In February, the average sale price of owner-occupied homes was €467,363.
According to the Dutch Kadaster data, 16,356 housing transactions were recorded in February, marking an increase of over 18% compared to last year. In the first two months of 2025, 34,263 homes changed hands, reflecting a year-on-year rise of more than 21%.
With a strong year behind us and little change in market trends, one of the biggest banks predicts +7% price growth forecast for 2025 and +3% for 2026.
Utrecht and rural areas are expected to drive price growth, while Amsterdam, Rotterdam, and The Hague may see slightly below-average increases.
ABN Amro expects transaction forecast to +5% (previously +2.5% , driven by strong market liquidity and continued sales by private investors until late 2025.)

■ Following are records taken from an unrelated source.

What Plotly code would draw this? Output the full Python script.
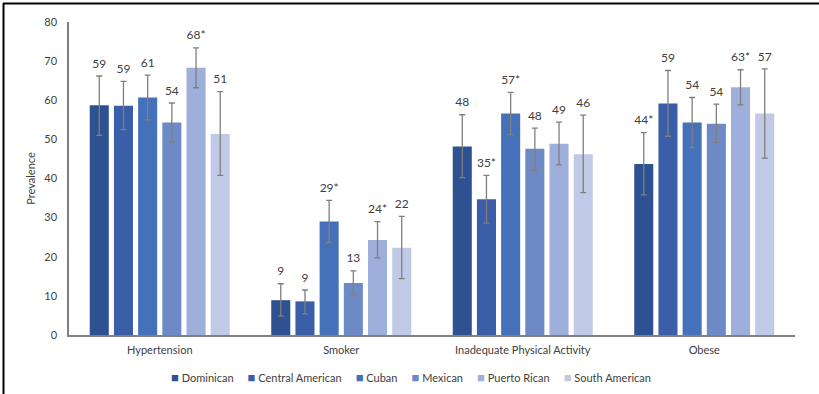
import plotly.graph_objects as go

# Health indicators by Hispanic/Latino heritage group
categories = ["Hypertension", "Smoker", "Inadequate Physical Activity", "Obese"]
groups = ["Dominican", "Central American", "Cuban", "Mexican", "Puerto Rican", "South American"]
colors = ["#2E5291", "#3A5EA8", "#4571BA", "#6E8AC6", "#9EAFDB", "#C0CAE6"]

# Prevalence (%) per group, one value per indicator
prevalence = {
    "Dominican":        [58.7, 8.9, 48.2, 43.7],
    "Central American": [58.6, 8.6, 34.7, 59.2],
    "Cuban":            [60.7, 29.0, 56.6, 54.3],
    "Mexican":          [54.3, 13.3, 47.6, 54.0],
    "Puerto Rican":     [68.3, 24.3, 48.9, 63.3],
    "South American":   [51.4, 22.3, 46.2, 56.6],
}
# 95% confidence interval bounds
ci_lower = {
    "Dominican":        [51.0, 4.8, 40.2, 35.8],
    "Central American": [52.5, 5.4, 28.6, 50.8],
    "Cuban":            [55.0, 23.6, 51.2, 47.9],
    "Mexican":          [49.3, 10.3, 42.1, 49.2],
    "Puerto Rican":     [63.2, 19.7, 43.5, 58.8],
    "South American":   [40.8, 14.4, 36.4, 45.2],
}
ci_upper = {
    "Dominican":        [66.2, 13.1, 56.3, 51.7],
    "Central American": [64.8, 11.5, 40.8, 67.6],
    "Cuban":            [66.4, 34.4, 62.0, 60.7],
    "Mexican":          [59.3, 16.4, 52.9, 59.0],
    "Puerto Rican":     [73.4, 29.0, 54.4, 67.8],
    "South American":   [62.2, 30.3, 56.2, 68.0],
}
# Statistically significant differences (marked with *)
significant = {
    "Dominican":        [False, False, False, True],
    "Central American": [False, False, True, False],
    "Cuban":            [False, True, True, False],
    "Mexican":          [False, False, False, False],
    "Puerto Rican":     [True, True, False, True],
    "South American":   [False, False, False, False],
}

FONT = "Lato"
slot = 0.1333      # spacing between bars inside a cluster
bar_w = 0.105      # bar width in category units

fig = go.Figure()
n = len(groups)
for k, g in enumerate(groups):
    off = (k - (n - 1) / 2) * slot
    xs = [i + off for i in range(len(categories))]
    vals = prevalence[g]
    up = [u - v for u, v in zip(ci_upper[g], vals)]
    dn = [v - l for v, l in zip(vals, ci_lower[g])]
    fig.add_trace(go.Bar(
        x=xs, y=vals, width=bar_w, name=g, showlegend=False,
        marker=dict(color=colors[k], line=dict(width=0)),
        error_y=dict(type="data", symmetric=False, array=up, arrayminus=dn,
                     color="#7F7F7F", thickness=1.3, width=3),
    ))
    labels = [f"{v:.0f}" + ("*" if s else "") for v, s in zip(vals, significant[g])]
    fig.add_trace(go.Scatter(
        x=xs, y=ci_upper[g], mode="markers+text", text=labels,
        marker=dict(size=7, color="rgba(0,0,0,0)"),
        textposition="top center", showlegend=False, hoverinfo="skip",
        textfont=dict(family=FONT, size=12, color="#404040"),
    ))

L, R, T, B = 69, 24, 22, 59
pw, ph = 819 - L - R, 394 - T - B
px = lambda v: (v - L) / pw
py = lambda v: (394 - B - v) / ph

# Legend row built as a single line of text
gap = "\u00a0" * 5
legend_text = gap.join(
    f'<span style="color:{c};font-size:13px">■</span>\u00a0{g}' for g, c in zip(groups, colors)
)
fig.add_annotation(text=legend_text, xref="paper", yref="paper",
                   x=px(411), y=py(377), xanchor="center", yanchor="middle",
                   showarrow=False, font=dict(family=FONT, size=11, color="#404040"))

# Outer frame lines (top and left)
fig.add_shape(type="line", xref="paper", yref="paper",
              x0=px(3), x1=px(819), y0=py(3.5), y1=py(3.5),
              line=dict(color="#000000", width=2))
fig.add_shape(type="line", xref="paper", yref="paper",
              x0=px(3.5), x1=px(3.5), y0=py(3), y1=py(394),
              line=dict(color="#000000", width=2))

fig.update_layout(
    width=819, height=394,
    margin=dict(l=L, r=R, t=T, b=B),
    barmode="overlay",
    plot_bgcolor="white", paper_bgcolor="white",
    font=dict(family=FONT, size=11, color="#595959"),
    showlegend=False,
    xaxis=dict(range=[-0.5, 3.5], tickmode="array",
               tickvals=list(range(len(categories))), ticktext=categories,
               showgrid=False, zeroline=False, showline=True,
               linecolor="#808080", linewidth=1.5, ticks="",
               ticklabelstandoff=4,
               tickfont=dict(family=FONT, size=11, color="#404040")),
    yaxis=dict(range=[0, 80], dtick=10, showgrid=False, zeroline=False,
               showline=True, linecolor="#808080", linewidth=1.5, ticks="",
               ticklen=0, ticklabelstandoff=8,
               title=dict(text="Prevalence", standoff=6,
                          font=dict(family=FONT, size=11, color="#404040")),
               tickfont=dict(family=FONT, size=11, color="#404040")),
)

fig.write_html("out.html")
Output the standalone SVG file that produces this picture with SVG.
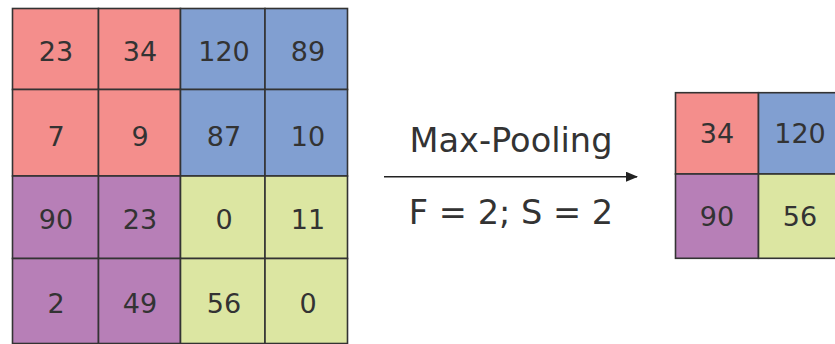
<svg xmlns="http://www.w3.org/2000/svg" width="835" height="344" viewBox="0 0 835 344">
<defs>
<style>
.r{fill:#F48E8C}.b{fill:#819FD1}.p{fill:#B77FB7}.g{fill:#DCE6A2}
rect{stroke:#333;stroke-width:1.6}
text{font-family:"DejaVu Sans",sans-serif;fill:#333;text-anchor:middle}
.n{font-size:27px}
.l{font-size:33.6px}
</style>
<marker id="ah" markerWidth="12" markerHeight="10" refX="11" refY="5" orient="auto" markerUnits="userSpaceOnUse">
<path d="M0,0 L12,5 L0,10 Z" fill="#222"/>
</marker>
</defs>
<g id="input">
<rect class="r" x="12.5" y="8.5" width="86" height="81"/>
<rect class="r" x="98.5" y="8.5" width="82" height="81"/>
<rect class="b" x="180.5" y="8.5" width="84.5" height="81"/>
<rect class="b" x="265" y="8.5" width="82.5" height="81"/>
<rect class="r" x="12.5" y="89.5" width="86" height="86.5"/>
<rect class="r" x="98.5" y="89.5" width="82" height="86.5"/>
<rect class="b" x="180.5" y="89.5" width="84.5" height="86.5"/>
<rect class="b" x="265" y="89.5" width="82.5" height="86.5"/>
<rect class="p" x="12.5" y="176" width="86" height="82.5"/>
<rect class="p" x="98.5" y="176" width="82" height="82.5"/>
<rect class="g" x="180.5" y="176" width="84.5" height="82.5"/>
<rect class="g" x="265" y="176" width="82.5" height="82.5"/>
<rect class="p" x="12.5" y="258.5" width="86" height="85"/>
<rect class="p" x="98.5" y="258.5" width="82" height="85"/>
<rect class="g" x="180.5" y="258.5" width="84.5" height="85"/>
<rect class="g" x="265" y="258.5" width="82.5" height="85"/>
<text class="n" x="56" y="61">23</text>
<text class="n" x="140" y="61">34</text>
<text class="n" x="224" y="61">120</text>
<text class="n" x="308" y="61">89</text>
<text class="n" x="56" y="146">7</text>
<text class="n" x="140" y="146">9</text>
<text class="n" x="224" y="146">87</text>
<text class="n" x="308" y="146">10</text>
<text class="n" x="56" y="229">90</text>
<text class="n" x="140" y="229">23</text>
<text class="n" x="224" y="229">0</text>
<text class="n" x="308" y="229">11</text>
<text class="n" x="56" y="313">2</text>
<text class="n" x="140" y="313">49</text>
<text class="n" x="224" y="313">56</text>
<text class="n" x="308" y="313">0</text>
</g>
<g id="output">
<rect class="r" x="675.5" y="92.7" width="83" height="81.3"/>
<rect class="b" x="758.5" y="92.7" width="83" height="81.3"/>
<rect class="p" x="675.5" y="174" width="83" height="84.3"/>
<rect class="g" x="758.5" y="174" width="83" height="84.3"/>
<text class="n" x="717" y="143">34</text>
<text class="n" x="800" y="143">120</text>
<text class="n" x="717" y="226">90</text>
<text class="n" x="800" y="226">56</text>
</g>
<g id="connectors">
<line x1="384" y1="176.7" x2="637" y2="176.7" stroke="#222" stroke-width="1.5" marker-end="url(#ah)"/>
</g>
<g id="labels">
<text class="l" x="511" y="152">Max-Pooling</text>
<text class="l" x="511" y="224">F = 2; S = 2</text>
</g>
</svg>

The wave of investor sales is expected to subside by 2026, so we keep our 2026 transaction growth forecast at +1%.
Household incomes increased in 2024, supporting expectations of higher demand in 2025, as price effects typically lag behind income growth.
Mortgage rates are expected to decline, though they are nearing their floor. The ECB is likely to lower its deposit rate, but rising risk premiums may limit how much lenders pass on these reductions.
Although construction activity has recently increased, it’s not enough to lower prices in 2025. Overall, building levels are still too low to address the housing shortage.
ABN AMRO points out signs of challenges in the housing market at the start of 2025. Mortgage rates have slightly increased, and monthly price growth nearly stalled in February.
The rise in mortgage rates can be partly attributed to the relaxation of the German debt brake and the approval of nearly €1 trillion in new debt, which added risks to the eurozone and led to a slight increase in mortgage rates.
However, part of the recent increase in mortgage rates could also be attributed to uncertainty surrounding President Trump's tariff plans for EU goods. ABN AMRO has assessed the potential impact on the Dutch housing market as minimal and expects that any economic effects if they materialize, will take time to become evident.
Owner-occupied homes are expected to become 8.6% more expensive on average in 2025.
A slightly lower price increase of 5.7% is forecasted for 2026.
The upward trend in home sales is projected to continue. There are an estimated 222,000 sales in 2025 and 227,000 sales in 2026.
The number of transactions significantly rose last year, partly due to residential investors "selling off" former rental properties, as renting them out has become less attractive.
This wave of sales is expected to exist in the coming years. Combined with the recovery in housing construction, it will create more opportunities for sales.
ING expects 10% more home sales in 2025 and a 5.5% increase in house prices this year, slower than last year.
Demand for owner-occupied homes will rise, driven by more households, higher wages, and improved sentiment.
The supply is increasing but remains limited. More homes are listed due to investors selling rental properties and homeowners seeking new homes.
House price growth is expected to continue in 2025, though slower than in 2024.